I also admit to being spoiled by being able to go to the museum mid-week and avoid the twirling children, bored-looking teenagers and stoic parents waiting in lines that rival those at King's Dominion in July.
Luckily for me today, I was on my way upstairs to the photography gallery to see a slice of history, so I sailed past them.
I have to admit, the photography gallery was far busier than I'd ever seen it, a pleasure to witness.
The black and white photographs in the show were clearly picked with a great deal of care and an unerring eye for key moments big and small in the fight for civil rights.
I was particularly struck by the two Richmond images, both from 1960, one of the Woolworth's lunch counter protest and the other of a Thalhimer's picket line with protesters holding signs saying, "Turn in your charge-a-plate" and "Don't shop where you are arrested."
Since both were taken long before I came to Richmond, it was a look back on a time I'm glad I missed here.
A 1966 photograph by Gordon Parks of Stokely Carmichael in Watts showed him looking impossibly young, which he was- only 25.
The most dramatic image was James Karales' "Selma to Montgomery March, Alabama" from 1965, shot from below and showing a line of marchers along the crest of a hill with an enormous dark storm cloud overhead.
One of those images that encapsulates a seminal event and could never have been planned for.
I was surprised to see a Diane Arbus photograph in the exhibit, thinking of her as more of a photographer of odd people.
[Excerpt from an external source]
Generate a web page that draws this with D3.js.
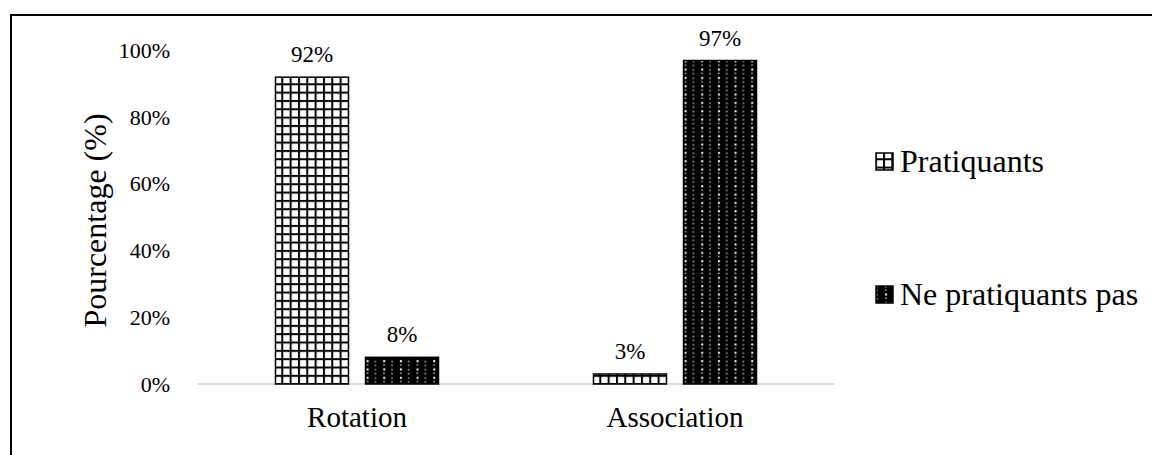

I'd seen a stellar show of her work at the Hanes Art Gallery at Wake Forest back in 2005 and nothing I'd seen there gave me reason to think she'd be represented in this show.
Wrong. "Boy with a Straw Hat Waiting to March in a Pro-War Parade, New York City" showed what surely must have been odd to a lot of eyes, even in '67.
Not just that he was wearing a straw hat (although try finding a boy today who does), but a bowtie, an American flag bow on one lapel and a "Bomb Hanoi" button on the other.
I'm betting he grew up to be a good conservative.
The exhibit ended with two images from South Africa's apartheid protests, a fitting reminder that the fight for civil rights is ongoing.
After seeing all the photographs, including one of Martin Luther King walking arm in arm with Dr. Benjamin Spock, the baby expert, I did a second lap to look at them all again.
When I got back downstairs to the atrium, the lines were even longer and I almost collided with a man retrieving his family from the museum gift shop.
"Is this the line?" his wife asked incredulously.
"Uh, yea," he said testily. "That's why I've been trying to get you out of there!"
Hopefully, they'll both calm down once they see the splendors of the costume exhibit, even if it's sandwiched between dozens of other visitors.
I know this art geek benefited from an afternoon devoted to a slice of history in the form of a moving photography show.